## Task instructions:
Keep only the lines where "with" appears.

## Records for processing:

++++++

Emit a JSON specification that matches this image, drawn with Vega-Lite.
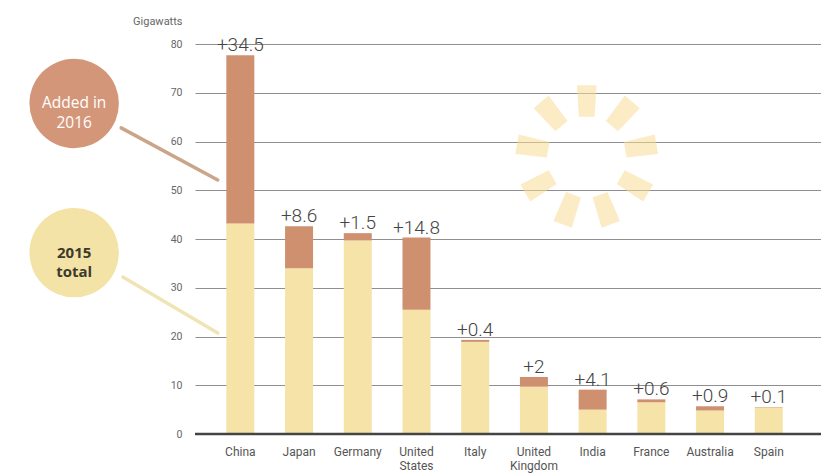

++++++

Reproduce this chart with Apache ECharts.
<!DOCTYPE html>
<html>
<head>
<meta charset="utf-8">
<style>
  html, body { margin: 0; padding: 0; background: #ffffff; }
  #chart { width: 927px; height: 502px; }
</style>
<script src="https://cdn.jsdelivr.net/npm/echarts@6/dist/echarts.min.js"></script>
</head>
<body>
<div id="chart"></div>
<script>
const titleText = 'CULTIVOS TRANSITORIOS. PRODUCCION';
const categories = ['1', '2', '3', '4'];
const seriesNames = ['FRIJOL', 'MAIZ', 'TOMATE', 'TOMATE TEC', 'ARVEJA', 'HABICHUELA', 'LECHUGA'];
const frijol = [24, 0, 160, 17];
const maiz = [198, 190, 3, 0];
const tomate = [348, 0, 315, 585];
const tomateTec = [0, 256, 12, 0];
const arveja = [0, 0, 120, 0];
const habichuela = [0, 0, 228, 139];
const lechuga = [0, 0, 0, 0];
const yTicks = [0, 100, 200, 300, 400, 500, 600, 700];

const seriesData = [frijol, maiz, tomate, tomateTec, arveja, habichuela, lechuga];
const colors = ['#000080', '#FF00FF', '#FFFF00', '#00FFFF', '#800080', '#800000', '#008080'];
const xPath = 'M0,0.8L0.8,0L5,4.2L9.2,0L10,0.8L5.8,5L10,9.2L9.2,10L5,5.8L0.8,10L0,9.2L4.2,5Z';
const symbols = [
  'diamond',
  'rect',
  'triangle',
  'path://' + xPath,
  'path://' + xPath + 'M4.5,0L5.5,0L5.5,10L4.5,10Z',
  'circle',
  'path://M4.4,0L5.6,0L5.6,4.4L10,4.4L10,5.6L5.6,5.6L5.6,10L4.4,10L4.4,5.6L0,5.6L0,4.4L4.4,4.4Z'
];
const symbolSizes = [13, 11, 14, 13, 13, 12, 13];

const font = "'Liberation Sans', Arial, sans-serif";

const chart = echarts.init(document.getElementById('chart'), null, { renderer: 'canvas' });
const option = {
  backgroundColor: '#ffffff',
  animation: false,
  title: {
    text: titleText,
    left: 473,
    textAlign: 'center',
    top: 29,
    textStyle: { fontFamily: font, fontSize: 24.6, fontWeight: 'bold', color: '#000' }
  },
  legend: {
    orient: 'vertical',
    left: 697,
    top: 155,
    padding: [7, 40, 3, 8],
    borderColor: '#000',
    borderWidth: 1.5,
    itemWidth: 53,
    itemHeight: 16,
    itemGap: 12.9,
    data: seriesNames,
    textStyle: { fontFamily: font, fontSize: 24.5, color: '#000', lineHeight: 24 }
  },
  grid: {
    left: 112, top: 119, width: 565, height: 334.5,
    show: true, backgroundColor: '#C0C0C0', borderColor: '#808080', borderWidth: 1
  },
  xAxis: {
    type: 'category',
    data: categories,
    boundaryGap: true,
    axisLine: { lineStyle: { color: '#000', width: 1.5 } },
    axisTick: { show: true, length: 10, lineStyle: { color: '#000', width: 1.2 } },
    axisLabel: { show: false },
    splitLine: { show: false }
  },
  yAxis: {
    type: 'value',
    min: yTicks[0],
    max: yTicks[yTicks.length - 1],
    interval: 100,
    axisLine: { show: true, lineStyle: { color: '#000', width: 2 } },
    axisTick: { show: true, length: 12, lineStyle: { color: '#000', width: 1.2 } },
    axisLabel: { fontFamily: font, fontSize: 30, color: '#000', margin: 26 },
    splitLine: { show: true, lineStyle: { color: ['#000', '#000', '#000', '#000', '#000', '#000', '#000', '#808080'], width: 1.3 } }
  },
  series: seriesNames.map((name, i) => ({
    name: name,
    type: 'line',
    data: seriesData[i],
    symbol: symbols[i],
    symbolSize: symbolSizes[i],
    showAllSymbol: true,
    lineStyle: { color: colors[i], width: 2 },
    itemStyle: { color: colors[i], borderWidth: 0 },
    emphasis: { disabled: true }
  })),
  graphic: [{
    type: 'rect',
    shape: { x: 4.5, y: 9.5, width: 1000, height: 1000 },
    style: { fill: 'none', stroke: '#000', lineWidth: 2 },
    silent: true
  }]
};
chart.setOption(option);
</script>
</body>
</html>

++++++

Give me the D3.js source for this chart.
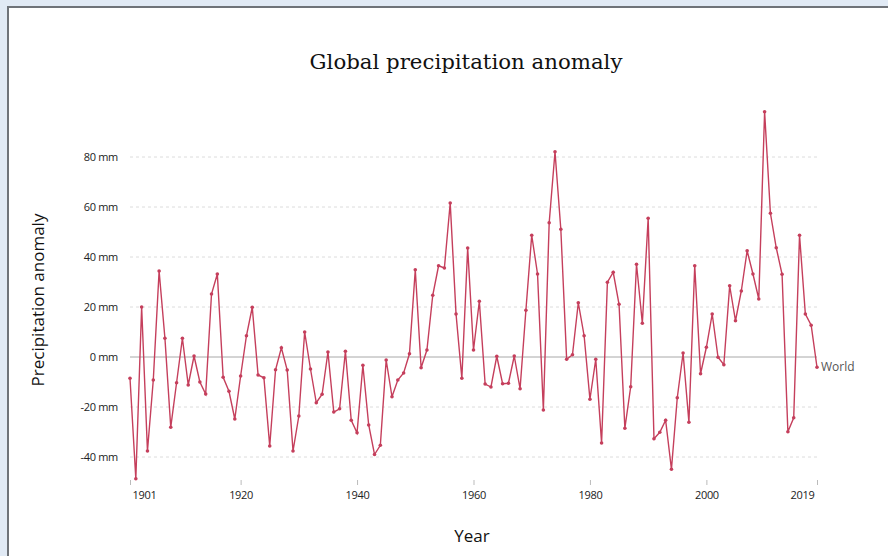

++++++

## Task answer:
Emit a JSON specification that matches this image, drawn with Vega-Lite.
Reproduce this chart with Apache ECharts.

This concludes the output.